MOLA DI BARI - Alcuni studiosi preconizzarono già due decenni fa che le tecnologie dell’informazione e delle comunicazioni (Ict) avrebbero progressivamente determinato la «morte della distanza» tra l’azienda e i suoi lavoratori, rendendo il lavoro sempre più qualcosa da fare piuttosto che un luogo in cui andare.
In effetti, le Ict offrono grandi opportunità di innovazione nel lavoro organizzato.
«I luoghi in cui si lavora - spiega il professore Luigi Iannuzziello, ricercatore barese di Ingegneria informatica - i tempi di lavoro, le modalità di comunicazione e coordinamento dei lavoratori con le organizzazioni per cui lavorano stanno cambiando molto e velocemente in periodo di pandemia, in particolare grazie agli sviluppi della potenza dei device (dispositivi) mobili e del cloud-computing (la cosiddetta «nuvola informatica» che consente l’elaborazione e l’archiviazione dei dati) e alla riduzione dei loro costi».
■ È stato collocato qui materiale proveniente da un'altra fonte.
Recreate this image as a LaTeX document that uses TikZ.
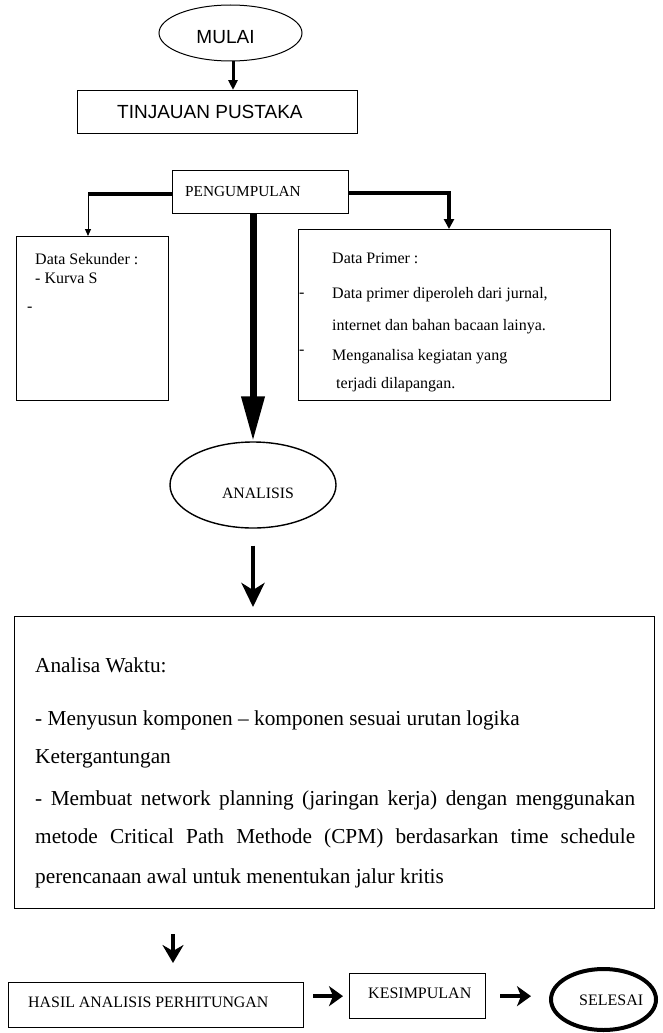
\documentclass[tikz,border=0pt]{standalone}
\usepackage{fontspec}
\setmainfont{Liberation Serif}
\newfontfamily\arialfont{Liberation Sans}
\usetikzlibrary{shapes.geometric,arrows.meta}
\begin{document}
\begin{tikzpicture}[x=1pt,y=-1pt,
  box/.style={draw,line width=1.1pt,inner sep=0pt,rectangle,anchor=north west},
  oval/.style={draw,ellipse,inner sep=0pt},
  txt/.style={inner sep=0pt,anchor=base west,font=\fontsize{16}{19}\selectfont},
  ctxt/.style={inner sep=0pt,anchor=base,font=\fontsize{16}{19}\selectfont},
  sans/.style={inner sep=0pt,font=\arialfont\fontsize{19}{22}\selectfont},
  big/.style={inner sep=0pt,anchor=base west,font=\fontsize{21.3}{25}\selectfont},
  flow/.style={line width=4.5pt,-{Stealth[width=20pt,length=14pt,inset=4pt]}},
]
\useasboundingbox (0,0) rectangle (662,1033);

% start
\node[oval,line width=1pt,minimum width=143pt,minimum height=56pt] (mulai) at (230.5,33) {};
\node[sans,anchor=base] (mulaitxt) at (225.5,44) {MULAI};

\node[box,minimum width=280pt,minimum height=43pt] (tinj) at (77,90) {};
\node[sans,anchor=base west] (tinjtxt) at (117,118) {TINJAUAN PUSTAKA};

\draw[line width=3pt,-{Triangle[width=9pt,length=10pt]}]
  ([xshift=2.5pt]mulai.south) -- ([xshift=2.5pt]mulai.south |- tinj.north);

% collection
\node[box,minimum width=176pt,minimum height=43pt] (peng) at (172,170) {};
\node[txt,font=\fontsize{15.3}{18}\selectfont] (pengtxt) at (185,196) {PENGUMPULAN};

% secondary data
\node[box,minimum width=152pt,minimum height=164pt] (sek) at (16,236) {};
\node[txt] (sek1) at (35,264) {Data Sekunder :};
\node[txt] (sek2) at (35,283) {- Kurva S};
\node[txt] (sek3) at (27,311) {-};

% primary data
\node[box,minimum width=312pt,minimum height=171pt] (prim) at (298,229) {};
\node[txt] (prim1) at (332,263) {Data Primer :};
\node[txt] (prim2) at (332,298) {Data primer diperoleh dari jurnal,};
\node[txt] (prim3) at (332,330) {internet dan bahan bacaan lainya.};
\node[txt] (prim4) at (332,360) {Menganalisa kegiatan yang};
\node[txt] (prim5) at (336,388) {terjadi dilapangan.};
\node[txt] (primd1) at (299,297) {-};
\node[txt] (primd2) at (299,354) {-};

% connectors from PENGUMPULAN
\coordinate (lc) at (88,194);
\coordinate (rc) at (449,193);
\draw[line width=4pt] (peng.west |- lc) -- ([xshift=-0.5pt]lc);
\draw[line width=1pt,-{Triangle[width=6pt,length=7pt]}] ([yshift=-2pt]lc) -- (sek.north -| lc);
\draw[line width=3.5pt,-{Triangle[width=10pt,length=10pt]}] (peng.east |- rc) -- (rc) -- (prim.north -| rc);

% analysis
\node[oval,line width=1.4pt,minimum width=166pt,minimum height=86pt] (analisis) at (253,485) {};
\node[ctxt,font=\fontsize{15.8}{18}\selectfont] (analisistxt) at (258,498) {ANALISIS};

\draw[line width=7pt,-{Triangle[width=22pt,length=45pt]}]
  (peng.south -| analisis.north) -- (analisis.north);

% time analysis box
\node[box,line width=1.3pt,minimum width=640pt,minimum height=292pt] (wbox) at (14,616) {};
\node[big] (w1) at (35,672) {Analisa Waktu:};
\node[big] (w2) at (35,725) {- Menyusun komponen – komponen sesuai urutan logika};
\node[big] (w3) at (35,763) {Ketergantungan};
\node[big] (w4) at (35,805) {\makebox[600pt][s]{- Membuat network planning (jaringan kerja) dengan menggunakan}};
\node[big] (w5) at (35,843) {\makebox[600pt][s]{metode Critical Path Methode (CPM) berdasarkan time schedule}};
\node[big] (w6) at (35,883) {perencanaan awal untuk menentukan jalur kritis};

\draw[line width=4pt,-{Stealth[width=23pt,length=24pt,inset=7pt]},shorten <=17pt,shorten >=9pt]
  (analisis.south) -- (analisis.south |- wbox.north);

% bottom row
\node[box,line width=1.3pt,minimum width=295pt,minimum height=45pt] (hasil) at (8,982) {};
\node[txt,font=\fontsize{15.9}{19}\selectfont] (hasiltxt) at (28,1007) {HASIL ANALISIS PERHITUNGAN};

\node[box,line width=1.3pt,minimum width=136pt,minimum height=45pt] (kes) at (349,973) {};
\node[txt] (kestxt) at (368,998) {KESIMPULAN};

\node[oval,line width=4pt,minimum width=105pt,minimum height=61pt] (sel) at (603.5,999.5) {};
\node[txt] (seltxt) at (579,1005) {SELESAI};

\coordinate (hx) at (173,0);
\draw[line width=4.5pt,-{Stealth[width=21pt,length=18pt,inset=6pt]},shorten <=25pt,shorten >=19pt]
  (wbox.south -| hx) -- (hasil.north -| hx);

\draw[flow,shorten <=9pt,shorten >=6pt] (hasil.east |- kes.west) -- (kes.west);
\draw[flow,shorten <=14pt,shorten >=18pt] (kes.east) -- (kes.east -| sel.west);
\end{tikzpicture}
\end{document}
In tempo di Covid, in Italia, come nel resto d’Europa e del mondo, un numero in rapida crescita di lavoratori, aderisce a vari programmi di lavoro da remoto che varie organizzazioni hanno attivato per proseguire, lavorando a distanza, anche le proprie ricerche scientifiche. Una di queste storie viene «scritta» a Pasadena, città californiana di 130mila abitanti della Contea di Los Angeles, famosa perché ospita la Nasa (l’agenzia aerospaziale che nei giorni scorsi ha lanciato su Marte la sonda Perseverance) dove lavora la scienziata Sara Susca, 40enne ingegnere aerospaziale pugliese, di Mola di Bari, dal 2001 nell’agenzia aerospaziale, dove sta sviluppando insieme al gruppo di scienziati del Jet Propulsion Laboratory, il «dopo Perseverance»: la missione Spherex, la sonda che verrà lanciata nello spazio nel 2024.
Da quasi 20 anni negli States, dove completati gli studi al Politecnico di Milano, approdò con una borsa di dottorato ricerca dapprima all’Università di Santa Barbara in California e successivamente alla Honeywell a Minneapolis e poi ancora al Jpl della Nasa, l’ingegner Susca è tra le scienziate più note nel campo aerospaziale internazionale, per aver partecipato a diversi progetti e contribuito a numerose missioni. Abbiamo posto a Sara Susca qualche domanda.
Ingegnere, da quasi un anno, anche voi scienziati della Nasa, siete costretti a sviluppare parte delle vostre missioni, lavorando a distanza. Questo agevola o rendepiù difficile il vostro lavoro?
«Si è vero lavoriamo da casa, a meno che non devi lavorare su l’hardware. Dei più di cinquemila dipendenti del laboratorio Jpl della Nasa, solo pochi in realtà possono andare a lavorare in presenza. In realtà è molto difficile continuare a lavorare da casa perché non possiamo parlare facilmente. Il Covid ha reso il nostro lavoro molto difficile perché fondamentalmente le missioni nascono da un lavoro di squadra; purtuttavia la tecnologia ci è di grande aiuto».
Lei ora sta lavorando, nel ruolo di payload systems engineer (ingegnere di sistema) al progetto Spherex: di cosa si tratta?
«Spherex verrà lanciato nel 2024 per osservare l’universo e creare una mappa di centinaia di milioni di galassie, vicine e lontane, per capire e rilevare per esempio come l’universo si è espanso in pochi secondi dopo il big bang; per capire come si formano le galassie, come si forma l’acqua nei sistemi solari».
Prima di Spherex, la scienziata pugliese ha lavorato «cinque anni per la missione interplanetaria sulla sonda Europa Clipper che studia il pianeta Giove». Ha anche partecipato alla missione Psyche, «in particolare su Dsoc (in inglese, «Deep space optical communications», ovvero «sistema di comunicazione spaziale laser»); è una dimostrazione tecnologica della comunicazione optica, da 10-100 volte più veloce della comunicazione radio che usiamo ora per comunicare con i satelliti».
Grazie alla scienziata pugliese e al suo team, Dsoc viaggerà sulla sonda Psyche per scrutare altri segreti dell’universo.